Но тут перед нами невесть откуда взялась Волька. Постояла, брезгливо передернула плечами.
— Целуетесь?!
— Что ты выдумываешь? — вскинулась Таня.
Волька демонстративно, с вызовом, отвернулась и пошла, на ходу разворачивая очередную конфету. Смяв обертку, она обеими руками скатала ее в жгутик и бросила на дорогу.
И тут меня как ударило. Ведь я уже видел однажды точно такой же жгутик от конфетной обертки. Тот самый, который на шел в кустах пронырливый Гром. Я искал мальчишку, совсем забыв, что в наше время полная эмансипация зацепила также и девчонок.
— Волька! — заорал я. — Постой!
Но мой крик только подстегнул ее, она пустилась бегом и скрылась за углом.
— Что эт-то вы за ней п-побежали? — с хитрой усмешкой спросила Таня.
— Да так.
Я думал, как бы теперь поделикатнее удрать.
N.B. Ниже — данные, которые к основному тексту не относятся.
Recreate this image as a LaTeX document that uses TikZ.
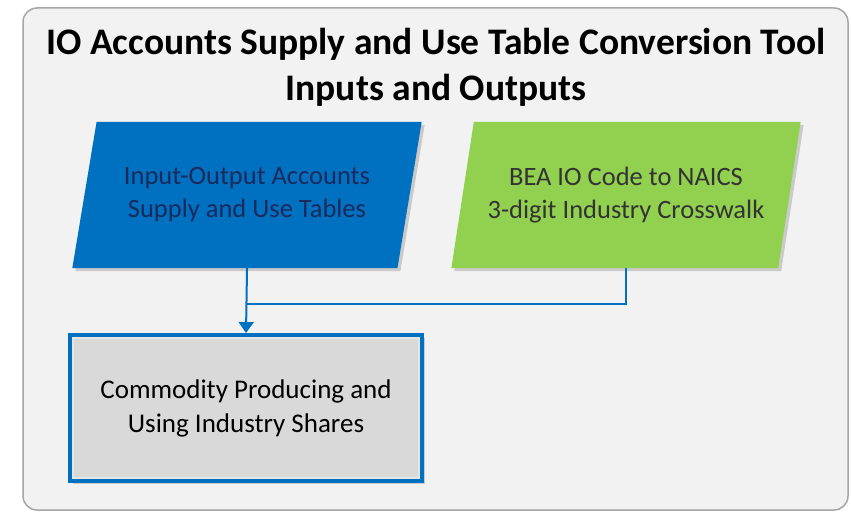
\documentclass[tikz,border=0pt]{standalone}
\usepackage{fontspec}
\setmainfont{Carlito}
\usetikzlibrary{shapes.geometric,arrows.meta,shadows,calc}

\definecolor{ioblue}{HTML}{0070C0}
\definecolor{ioGreen}{HTML}{92D050}
\definecolor{framefill}{HTML}{F2F2F2}
\definecolor{boxfill}{HTML}{D9D9D9}
\definecolor{navytext}{HTML}{1A2A5C}

\tikzset{
	datain/.style={trapezium, trapezium left angle=70, trapezium right angle=110,
		trapezium stretches=true, minimum width=350pt, minimum height=146pt,
		inner sep=0pt, align=center, font=\fontsize{26.5}{33}\selectfont,
		drop shadow={shadow xshift=3pt, shadow yshift=-3pt, opacity=0.35}},
	resultbox/.style={draw=ioblue, line width=4pt, fill=boxfill, minimum width=352pt,
		minimum height=146pt, align=center, font=\fontsize{27}{34}\selectfont,
		drop shadow={shadow xshift=3pt, shadow yshift=-3pt, opacity=0.35}},
	conn/.style={draw=ioblue, line width=2pt}
}

\begin{document}
\begin{tikzpicture}[x=1pt,y=-1pt]
		\useasboundingbox (0,0) rectangle (851,513);
		\draw [rounded corners=14pt, fill=framefill, draw=gray!70, line width=1.5pt] (23,8) rectangle (848,510);
		
		\node [align=center, font=\bfseries\fontsize{37.5}{46}\selectfont] (title) at (436,67)
			{IO Accounts Supply and Use Table Conversion Tool\\Inputs and Outputs};
		
		\node [datain, fill=ioblue, text=navytext] (suse) at (247,195)
			{Input-Output Accounts\\Supply and Use Tables};
		\node [datain, fill=ioGreen, text=black!80] (xwalk) at (626,195)
			{BEA IO Code to NAICS\\3-digit Industry Crosswalk};
		
		\node [resultbox] (shares) at (246,408)
			{Commodity Producing and\\Using Industry Shares};
		\draw [white!80!gray, line width=1.5pt] ([shift={(5pt,-5pt)}]shares.north west) rectangle ([shift={(-5pt,5pt)}]shares.south east);
		
		\coordinate (join) at ($(suse.south)!0.55!(shares.north)$);
		\draw [conn, -{Triangle[length=11pt,width=15pt]}] (suse.south) -- (shares.north);
		\draw [conn] (xwalk.south) |- (join);
		
	\end{tikzpicture}
\end{document}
Потому что надо было поскорее доложить начальнику заставы о своих подозрениях.
— Таня, мне срочно надо на заставу, — сказал я, так ничего путного и не придумав.
Она вроде ничуть не удивилась, сказала подчеркнуто равнодушно и даже заикаясь не больше обычного:
— То в-весь вечер своб-бодны, а то — надо б-бежать?
— Я же пограничник.
— Знаю, что не к-космонавт.
Я ничего не ответил и пошел прочь. Так-таки взял и пошел, зная, что Таня мне никогда этого не простит. Но почему-то даже не сожалел. Заслоняя все, маячила передо мной тревожная и зовущая версия: «Револьвер прячет Волька!» И я уже ничуть не сомневался в этом. Только удивлялся: как раньше не додумался? Конечно же, на такое не был способен ни один мальчишка в поселке. Только Волчонок.
Странно, но первой команды я не слышал. Проснулся оттого, что в глаза ударил яркий свет, такой непривычный в нашем спальном помещении. Думал, уже день, но тяжкая истома во всем теле говорила, что спал я совсем немного, гораздо меньше, чем собирался спать, когда ложился. До сознания доходил какой-то шумок, он то проваливался, то вновь усиливался, смутно беспокоил, требовал чего-то. Мне чудилось, будто я тону, выныриваю на шум и свет и снова с голевой ухожу в темную, глухую трясину. И снова тороплюсь вынырнуть, боясь этой заволакивающей, усыпляющей бездны.